## Start PROVIDED MATERIAL

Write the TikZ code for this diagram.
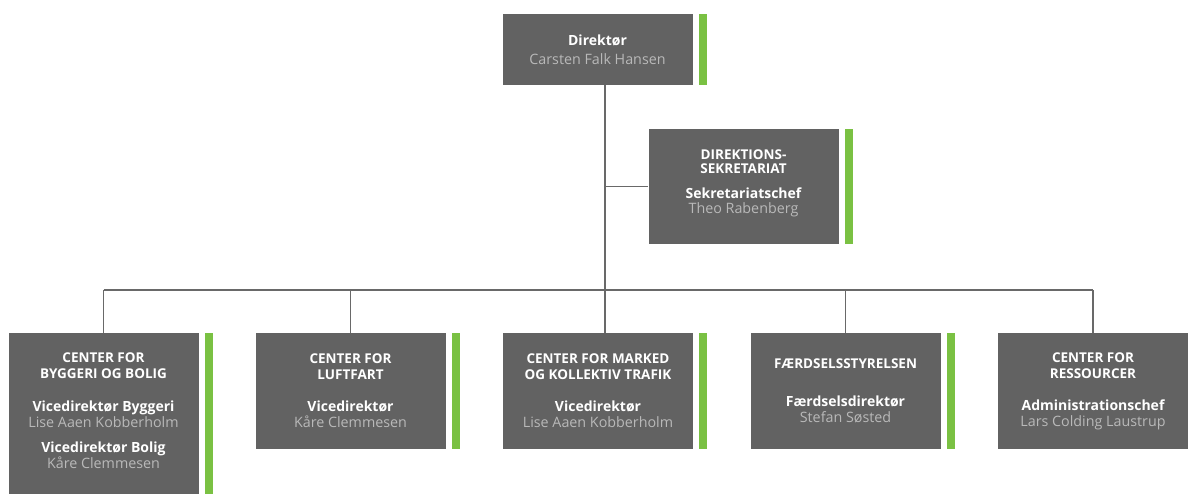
\documentclass[tikz,border=0pt]{standalone}
\usepackage{fontspec}
\setmainfont{Open Sans}
\definecolor{boxgray}{RGB}{98,98,98}
\definecolor{namegray}{RGB}{185,185,185}
\definecolor{bargreen}{RGB}{122,193,67}
\definecolor{linegray}{RGB}{105,105,105}
\newcommand\hdr[1]{{\fontsize{13.5}{16}\selectfont\bfseries #1}}
\newcommand\ttl[1]{{\fontsize{14}{16}\selectfont\bfseries #1}}
\newcommand\nm[1]{{\fontsize{14.3}{16}\selectfont\color{namegray}#1}}
\begin{document}
\begin{tikzpicture}[x=1pt,y=-1pt,
  orgbox/.style={fill=boxgray, draw=none, minimum width=190pt, minimum height=116pt,
    inner sep=0pt, align=center, text=white, font=\fontsize{13}{16}\selectfont},
  conn/.style={draw=linegray, line width=1.3pt},
  greenbar/.style={fill=bargreen, draw=none}]
\useasboundingbox (0,0) rectangle (1193,494);
\fill[white] (0,0) rectangle (1193,494);

% boxes
\node[orgbox, minimum height=71pt] (dir) at (597.5,49.5)
  {\ttl{Direktør}\\[3pt]\nm{Carsten Falk Hansen}};
\node[orgbox, minimum height=115pt] (sek) at (743.5,186.5)
  {\hdr{DIREKTIONS-}\\[-1.5pt]\hdr{SEKRETARIAT}\\[9pt]\ttl{Sekretariatschef}\\[-1pt]\nm{Theo Rabenberg}\\[-6pt]\mbox{}};
\node[orgbox, minimum height=167pt] (b1) at (103.5,416.5)
  {\hdr{CENTER FOR}\\\hdr{BYGGERI OG BOLIG}\\[17pt]\ttl{Vicedirektør Byggeri}\\\nm{Lise Aaen Kobberholm}\\[9pt]\ttl{Vicedirektør Bolig}\\\nm{Kåre Clemmesen}\\[-4pt]\mbox{}};
\node[orgbox] (b2) at (350.5,391)
  {\hdr{CENTER FOR}\\\hdr{LUFTFART}\\[16pt]\ttl{Vicedirektør}\\\nm{Kåre Clemmesen}};
\node[orgbox] (b3) at (598,391)
  {\hdr{CENTER FOR MARKED}\\\hdr{OG KOLLEKTIV TRAFIK}\\[16pt]\ttl{Vicedirektør}\\\nm{Lise Aaen Kobberholm}};
\node[orgbox] (b4) at (845.5,391)
  {\hdr{FÆRDSELSSTYRELSEN}\\[22pt]\ttl{Færdselsdirektør}\\\nm{Stefan Søsted}};
\node[orgbox] (b5) at (1093,391)
  {\hdr{CENTER FOR}\\\hdr{RESSOURCER}\\[16pt]\ttl{Administrationschef}\\\nm{Lars Colding Laustrup}};

% green bars
\foreach \b in {dir,sek,b1,b2,b3,b4}
  \fill[greenbar] ([xshift=6pt]\b.north east) rectangle ([xshift=14pt]\b.south east);

% connectors
\coordinate (trunk) at (605,290);
\draw[conn] (dir.south -| trunk) -- (b3.north -| trunk);
\draw[conn] (sek.west -| trunk) -- (sek.west);
\draw[conn] (b1.north |- trunk) -- (b5.north |- trunk);
\draw[conn] (b1.north |- trunk) -- (b1.north);
\draw[conn] (b2.north |- trunk) -- (b2.north);
\draw[conn] (b4.north |- trunk) -- (b4.north);
\draw[conn] (b5.north |- trunk) -- (b5.north);
\end{tikzpicture}
\end{document}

## End PROVIDED MATERIAL

■ **DIRECTIVE**:
Output the data above without changes, apart from leaving out the pictures.

■ **RESULT OF THE EXERCISE**:
Write the TikZ code for this diagram.
\documentclass[tikz,border=0pt]{standalone}
\usepackage{fontspec}
\setmainfont{Open Sans}
\definecolor{boxgray}{RGB}{98,98,98}
\definecolor{namegray}{RGB}{185,185,185}
\definecolor{bargreen}{RGB}{122,193,67}
\definecolor{linegray}{RGB}{105,105,105}
\newcommand\hdr[1]{{\fontsize{13.5}{16}\selectfont\bfseries #1}}
\newcommand\ttl[1]{{\fontsize{14}{16}\selectfont\bfseries #1}}
\newcommand\nm[1]{{\fontsize{14.3}{16}\selectfont\color{namegray}#1}}
\begin{document}
\begin{tikzpicture}[x=1pt,y=-1pt,
  orgbox/.style={fill=boxgray, draw=none, minimum width=190pt, minimum height=116pt,
    inner sep=0pt, align=center, text=white, font=\fontsize{13}{16}\selectfont},
  conn/.style={draw=linegray, line width=1.3pt},
  greenbar/.style={fill=bargreen, draw=none}]
\useasboundingbox (0,0) rectangle (1193,494);
\fill[white] (0,0) rectangle (1193,494);

% boxes
\node[orgbox, minimum height=71pt] (dir) at (597.5,49.5)
  {\ttl{Direktør}\\[3pt]\nm{Carsten Falk Hansen}};
\node[orgbox, minimum height=115pt] (sek) at (743.5,186.5)
  {\hdr{DIREKTIONS-}\\[-1.5pt]\hdr{SEKRETARIAT}\\[9pt]\ttl{Sekretariatschef}\\[-1pt]\nm{Theo Rabenberg}\\[-6pt]\mbox{}};
\node[orgbox, minimum height=167pt] (b1) at (103.5,416.5)
  {\hdr{CENTER FOR}\\\hdr{BYGGERI OG BOLIG}\\[17pt]\ttl{Vicedirektør Byggeri}\\\nm{Lise Aaen Kobberholm}\\[9pt]\ttl{Vicedirektør Bolig}\\\nm{Kåre Clemmesen}\\[-4pt]\mbox{}};
\node[orgbox] (b2) at (350.5,391)
  {\hdr{CENTER FOR}\\\hdr{LUFTFART}\\[16pt]\ttl{Vicedirektør}\\\nm{Kåre Clemmesen}};
\node[orgbox] (b3) at (598,391)
  {\hdr{CENTER FOR MARKED}\\\hdr{OG KOLLEKTIV TRAFIK}\\[16pt]\ttl{Vicedirektør}\\\nm{Lise Aaen Kobberholm}};
\node[orgbox] (b4) at (845.5,391)
  {\hdr{FÆRDSELSSTYRELSEN}\\[22pt]\ttl{Færdselsdirektør}\\\nm{Stefan Søsted}};
\node[orgbox] (b5) at (1093,391)
  {\hdr{CENTER FOR}\\\hdr{RESSOURCER}\\[16pt]\ttl{Administrationschef}\\\nm{Lars Colding Laustrup}};

% green bars
\foreach \b in {dir,sek,b1,b2,b3,b4}
  \fill[greenbar] ([xshift=6pt]\b.north east) rectangle ([xshift=14pt]\b.south east);

% connectors
\coordinate (trunk) at (605,290);
\draw[conn] (dir.south -| trunk) -- (b3.north -| trunk);
\draw[conn] (sek.west -| trunk) -- (sek.west);
\draw[conn] (b1.north |- trunk) -- (b5.north |- trunk);
\draw[conn] (b1.north |- trunk) -- (b1.north);
\draw[conn] (b2.north |- trunk) -- (b2.north);
\draw[conn] (b4.north |- trunk) -- (b4.north);
\draw[conn] (b5.north |- trunk) -- (b5.north);
\end{tikzpicture}
\end{document}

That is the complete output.